Generally speaking, we do not recommend informal arrangements, for these reasons:

  1. 100% Creditor Support Required
    An informal debt compromise arrangement requires the support of 100% of creditors. This may be possible if the number of creditors is small, but in practice, gaining 100% agreement across a large body of creditors is likely to be difficult. There need only be one disgruntled creditor who is dissatisfied with the arrangement and issues proceedings against your company, to render the entire compromise proposal unworkable. By contrast, a formal proposal made under the Corporations Act and approved by the majority of creditors is backed by the force of law and binds all unsecured creditors, even those who did not support it.
  2. No independent scrutiny
    An informal proposal put forward by the company’s directors or advisor does not and cannot undergo the scrutiny of an independent, registered liquidator appointed under the Corporations Act. Creditors cannot have confidence that they are not being misled into a disadvantageous arrangement, as the offer is not being put forward by an independent person who owes fiduciary duties to the general body of creditors. In contrast, a registered liquidator has a statutory duty to independently investigate whether a proposal made under the Corporations Act is in the best interests of creditors and to make recommendations accordingly, in which creditors can have confidence.

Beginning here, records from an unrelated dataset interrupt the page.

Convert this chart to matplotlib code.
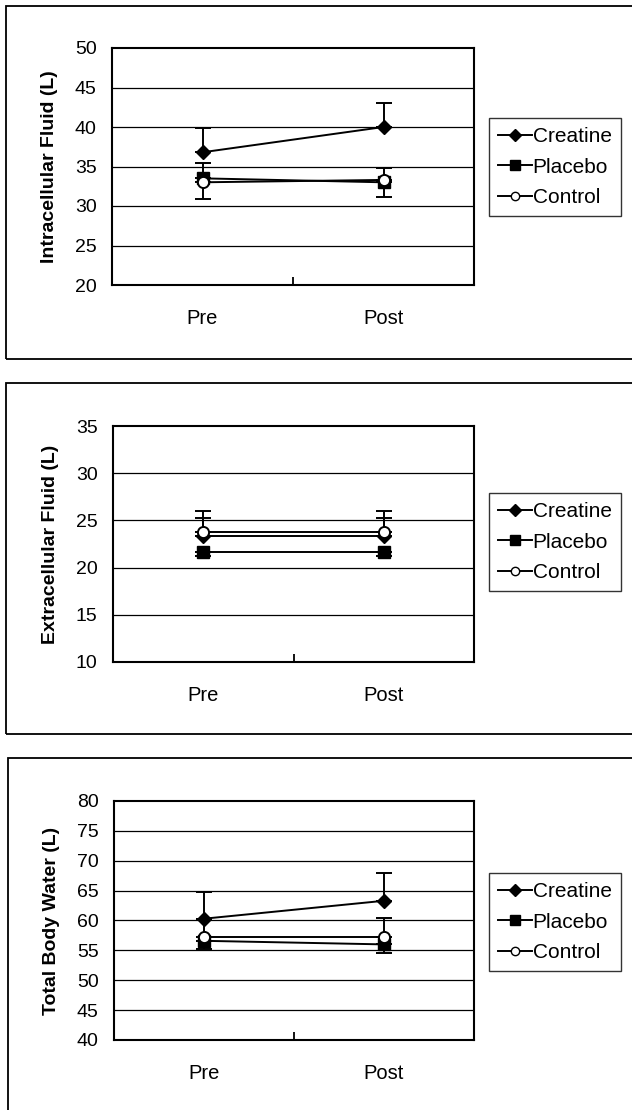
import matplotlib
matplotlib.use('Agg')
import matplotlib.pyplot as plt
from matplotlib.patches import Rectangle
from matplotlib.lines import Line2D

plt.rcParams['font.family'] = ['Liberation Sans', 'DejaVu Sans']

#
# data
#
phases = ['Pre', 'Post']
groups = ['Creatine', 'Placebo', 'Control']

icf_creatine = [36.8, 40.0]
icf_placebo = [33.5, 33.0]
icf_control = [33.0, 33.3]
icf_creatine_up = [3.1, 3.1]
icf_placebo_down = [2.6, 1.9]
icf_control_up = [2.5, 1.45]

ecf_creatine = [23.4, 23.4]
ecf_placebo = [21.7, 21.7]
ecf_control = [23.75, 23.75]
ecf_creatine_up = [2.6, 2.6]
ecf_placebo_down = [0.5, 0.5]
ecf_control_up = [1.55, 1.55]

tbw_creatine = [60.3, 63.3]
tbw_placebo = [56.6, 56.0]
tbw_control = [57.25, 57.25]
tbw_creatine_up = [4.5, 4.7]
tbw_placebo_down = [1.3, 1.5]
tbw_control_up = [3.0, 3.2]

W, H = 632, 1110
fig = plt.figure(figsize=[W / 100, H / 100], dpi=100)


def px_rect(x0, y0, x1, y1):
    return [x0 / W, 1 - y1 / H, (x1 - x0) / W, (y1 - y0) / H]


def draw_panel(frame, plot_box, legend_y, ylabel, ylim, yticks,
               creatine, placebo, control, c_up, p_down, k_up):
    # outer frame around the panel
    fx0, fy0, fx1, fy1 = frame
    fig.patches.append(Rectangle((fx0 / W, 1 - fy1 / H), (fx1 - fx0) / W, (fy1 - fy0) / H,
                                 transform=fig.transFigure, fill=False, edgecolor='black',
                                 linewidth=1.3))
    ax = fig.add_axes(px_rect(*plot_box))
    x = [0, 1]
    zeros = [0, 0]
    ax.errorbar(x, creatine, yerr=[zeros, c_up], color='black', lw=1.4, marker='D',
                markersize=7, markerfacecolor='black', capsize=6, capthick=1.4,
                elinewidth=1.4, zorder=3)
    ax.errorbar(x, placebo, yerr=[p_down, zeros], color='black', lw=1.4, marker='s',
                markersize=8, markerfacecolor='black', capsize=6, capthick=1.4,
                elinewidth=1.4, zorder=4)
    ax.errorbar(x, control, yerr=[zeros, k_up], color='black', lw=1.4, marker='o',
                markersize=8, markerfacecolor='white', markeredgewidth=1.4,
                capsize=6, capthick=1.4, elinewidth=1.4, zorder=5)
    ax.set_xlim(-0.5, 1.5)
    ax.set_ylim(*ylim)
    ax.set_yticks(yticks)
    ax.set_xticks(x)
    ax.set_xticklabels(phases)
    ax.set_xticks([0.5], minor=True)
    ax.tick_params(axis='x', which='major', length=0, pad=17, labelsize=14.5)
    ax.tick_params(axis='x', which='minor', direction='in', length=6, width=1.3)
    ax.tick_params(axis='y', length=0, pad=11, labelsize=14)
    for yv in yticks[1:-1]:
        ax.axhline(yv, color='black', lw=0.9, zorder=1)
    for s in ax.spines.values():
        s.set_linewidth(1.5)
    ax.set_ylabel(ylabel, fontsize=14, fontweight='bold', labelpad=12)
    handles = [
        Line2D([], [], color='black', lw=1.4, marker='D', markersize=6, markerfacecolor='black'),
        Line2D([], [], color='black', lw=1.4, marker='s', markersize=7, markerfacecolor='black'),
        Line2D([], [], color='black', lw=1.4, marker='o', markersize=6, markerfacecolor='white'),
    ]
    leg = fig.legend(handles, groups, loc='center left',
                     bbox_to_anchor=(489 / W, 1 - legend_y / H), fontsize=15,
                     frameon=True, fancybox=False, edgecolor='black', handlelength=1.6,
                     handletextpad=0.05, borderpad=0.45, labelspacing=0.55, borderaxespad=0)
    leg.get_frame().set_linewidth(1.0)
    return ax


draw_panel((6, 6, 640, 359), (112, 48, 474, 285), 167, 'Intracellular Fluid (L)',
           (20, 50), [20, 25, 30, 35, 40, 45, 50],
           icf_creatine, icf_placebo, icf_control,
           icf_creatine_up, icf_placebo_down, icf_control_up)

draw_panel((6, 383, 640, 734), (113, 426, 474, 662), 542, 'Extracellular Fluid (L)',
           (10, 35), [10, 15, 20, 25, 30, 35],
           ecf_creatine, ecf_placebo, ecf_control,
           ecf_creatine_up, ecf_placebo_down, ecf_control_up)

draw_panel((8, 758, 640, 1120), (114, 801, 474, 1040), 922, 'Total Body Water (L)',
           (40, 80), [40, 45, 50, 55, 60, 65, 70, 75, 80],
           tbw_creatine, tbw_placebo, tbw_control,
           tbw_creatine_up, tbw_placebo_down, tbw_control_up)

plt.savefig('out.png', dpi=100)
plt.close()
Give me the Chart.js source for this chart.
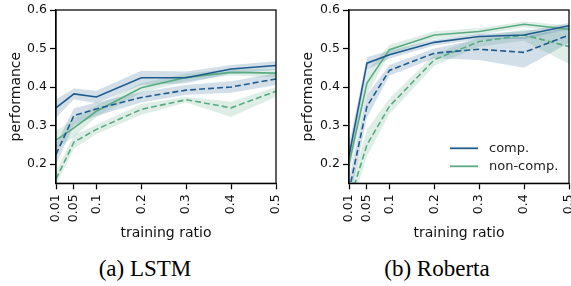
<!DOCTYPE html>
<html>
<head>
<meta charset="utf-8">
<script src="https://cdn.jsdelivr.net/npm/chart.js@4"></script>
<style>
  body { margin: 0; background: #fff; }
  #wrap { position: relative; width: 571px; height: 286px; overflow: hidden; }
  canvas { position: absolute; top: 0; }
  .cap { position: absolute; top: 256px; font-family: "Liberation Serif", "Times New Roman", serif; font-size: 23px; color: #000; text-align: center; width: 200px; }
</style>
</head>
<body>
<div id="wrap">
  <canvas id="lstm" width="290" height="245" style="left:0px"></canvas>
  <canvas id="roberta" width="281" height="245" style="left:290px"></canvas>
  <div class="cap" style="left:45px">(a) LSTM</div>
  <div class="cap" style="left:337px">(b) Roberta</div>
</div>
<script>
const ratios = [0.01, 0.05, 0.1, 0.2, 0.3, 0.4, 0.5];
const yTicks = [0.2, 0.3, 0.4, 0.5, 0.6];
const seriesNames = ["comp.", "non-comp."];

// LSTM
const lstmComp = [0.346, 0.382, 0.374, 0.424, 0.424, 0.447, 0.456];
const lstmCompLo = [0.32, 0.368, 0.358, 0.405, 0.41, 0.435, 0.444];
const lstmCompHi = [0.368, 0.396, 0.39, 0.442, 0.44, 0.457, 0.467];
const lstmCompDash = [0.225, 0.326, 0.343, 0.373, 0.392, 0.400, 0.421];
const lstmCompDashLo = [0.20, 0.30, 0.325, 0.36, 0.38, 0.385, 0.405];
const lstmCompDashHi = [0.25, 0.345, 0.36, 0.387, 0.405, 0.415, 0.436];
const lstmNon = [0.262, 0.294, 0.337, 0.398, 0.425, 0.438, 0.436];
const lstmNonLo = [0.24, 0.27, 0.322, 0.385, 0.415, 0.43, 0.425];
const lstmNonHi = [0.285, 0.318, 0.352, 0.41, 0.435, 0.446, 0.446];
const lstmNonDash = [0.161, 0.257, 0.29, 0.342, 0.367, 0.346, 0.389];
const lstmNonDashLo = [0.145, 0.24, 0.278, 0.328, 0.36, 0.322, 0.375];
const lstmNonDashHi = [0.18, 0.275, 0.302, 0.356, 0.375, 0.362, 0.40];

// Roberta
const robComp = [0.22, 0.462, 0.484, 0.516, 0.531, 0.535, 0.559];
const robCompLo = [0.19, 0.445, 0.474, 0.508, 0.524, 0.525, 0.55];
const robCompHi = [0.25, 0.477, 0.495, 0.523, 0.538, 0.545, 0.566];
const robCompDash = [0.13, 0.35, 0.443, 0.488, 0.498, 0.49, 0.535];
const robCompDashLo = [0.10, 0.32, 0.43, 0.475, 0.47, 0.45, 0.515];
const robCompDashHi = [0.16, 0.38, 0.457, 0.5, 0.525, 0.53, 0.556];
const robNon = [0.20, 0.41, 0.497, 0.535, 0.544, 0.563, 0.55];
const robNonLo = [0.17, 0.38, 0.485, 0.525, 0.535, 0.555, 0.54];
const robNonHi = [0.23, 0.44, 0.51, 0.545, 0.553, 0.57, 0.56];
const robNonDash = [0.10, 0.25, 0.35, 0.471, 0.518, 0.535, 0.505];
const robNonDashLo = [0.07, 0.22, 0.33, 0.455, 0.505, 0.52, 0.46];
const robNonDashHi = [0.13, 0.29, 0.37, 0.485, 0.53, 0.55, 0.54];

const blue = "#1f5c8e";
const green = "#5aab82";
const blueBand = "rgba(31,92,142,0.2)";
const greenBand = "rgba(90,171,130,0.2)";

function pts(ys) {
  return ys.map((y, i) => ({ x: ratios[i], y: y }));
}

// band = lo + hi (filled to lo) + mean line
function group(mean, lo, hi, color, band, dashed) {
  return [
    { data: pts(lo), borderWidth: 0, pointRadius: 0, fill: false, order: 3 },
    { data: pts(hi), borderWidth: 0, pointRadius: 0, fill: "-1", backgroundColor: band, order: 3 },
    { data: pts(mean), borderColor: color, borderWidth: 1.6, pointRadius: 0, fill: false,
      borderDash: dashed ? [6, 3] : [], order: 1 }
  ];
}

const framePlugin = {
  id: "frame",
  afterDatasetsDraw(chart) {
    const a = chart.chartArea;
    const c = chart.ctx;
    c.save();
    c.strokeStyle = "#000";
    c.lineWidth = 1.25;
    c.strokeRect(a.left, a.top, a.right - a.left, a.bottom - a.top);
    c.restore();
  }
};

const legendPlugin = {
  id: "insideLegend",
  afterDraw(chart) {
    if (!chart.options.plugins.insideLegend) return;
    const a = chart.chartArea;
    const c = chart.ctx;
    const colors = [blue, green];
    c.save();
    c.font = "13px 'DejaVu Sans'";
    c.textBaseline = "middle";
    seriesNames.forEach((name, i) => {
      const y = a.bottom - 35 + i * 18;
      c.strokeStyle = colors[i];
      c.lineWidth = 1.8;
      c.beginPath();
      c.moveTo(a.right - 119, y);
      c.lineTo(a.right - 91, y);
      c.stroke();
      c.fillStyle = "#222";
      c.fillText(name, a.right - 80, y);
    });
    c.restore();
  }
};

function makeChart(id, sets, yWidth, padRight, titlePad, legend) {
  const H = 245;
  return new Chart(document.getElementById(id), {
    type: "line",
    data: { datasets: sets },
    plugins: [framePlugin, legendPlugin],
    options: {
      responsive: false,
      animation: false,
      devicePixelRatio: 1,
      parsing: true,
      elements: { line: { tension: 0 } },
      layout: { padding: { left: 0, top: 10, right: padRight, bottom: 0 } },
      plugins: { legend: { display: false }, tooltip: { enabled: false }, insideLegend: legend },
      scales: {
        x: {
          type: "linear",
          min: 0.01,
          max: 0.5,
          afterBuildTicks(s) { s.ticks = ratios.map(v => ({ value: v })); },
          afterFit(s) { s.height = H - 183.3; s.paddingLeft = 0; s.paddingRight = 0; },
          border: { color: "#000", width: 1.25 },
          grid: { drawOnChartArea: false, drawTicks: true, tickLength: 6, tickColor: "#000", tickWidth: 1.25 },
          ticks: {
            autoSkip: false, minRotation: 90, maxRotation: 90, padding: 5,
            color: "#111", font: { family: "DejaVu Sans", size: 12.5 },
            callback: v => String(v)
          },
          title: { display: true, text: "training ratio", color: "#111", padding: 3.5,
                   font: { family: "DejaVu Sans", size: 14 } }
        },
        y: {
          min: 0.15,
          max: 0.6,
          afterBuildTicks(s) { s.ticks = yTicks.map(v => ({ value: v })); },
          afterFit(s) { s.width = yWidth; s.paddingTop = 0; s.paddingBottom = 0; },
          border: { color: "#000", width: 1.25 },
          grid: { drawOnChartArea: false, drawTicks: true, tickLength: 6, tickColor: "#000", tickWidth: 1.25 },
          ticks: {
            padding: 3, color: "#111", font: { family: "DejaVu Sans", size: 12.5 },
            callback: v => v.toFixed(1)
          },
          title: { display: true, text: "performance", color: "#111", padding: titlePad,
                   font: { family: "DejaVu Sans", size: 14 } }
        }
      }
    }
  });
}

makeChart("lstm", [].concat(
  group(lstmComp, lstmCompLo, lstmCompHi, blue, blueBand, false),
  group(lstmCompDash, lstmCompDashLo, lstmCompDashHi, blue, blueBand, true),
  group(lstmNon, lstmNonLo, lstmNonHi, green, greenBand, false),
  group(lstmNonDash, lstmNonDashLo, lstmNonDashHi, green, greenBand, true)
), 56, 14, 8, false);

makeChart("roberta", [].concat(
  group(robComp, robCompLo, robCompHi, blue, blueBand, false),
  group(robCompDash, robCompDashLo, robCompDashHi, blue, blueBand, true),
  group(robNon, robNonLo, robNonHi, green, greenBand, false),
  group(robNonDash, robNonDashLo, robNonDashHi, green, greenBand, true)
), 59, 2, 10, true);
</script>
</body>
</html>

  3. No statutory protections available
    There are no statutory protections available to the company under an informal arrangement that may act to preserve value in its assets. In contrast, a voluntary administrator has the benefit of a statutory moratorium on certain creditor actions during the course of the administration, to enable a thorough investigation to be undertaken and recommendations made to creditors without the constant threat and distraction of litigation. For example, a landlord is not entitled to retake possession of leased premises during the currency of a voluntary administration, provided the administrator reaches agreement with the landlord in relation to a fee for occupancy.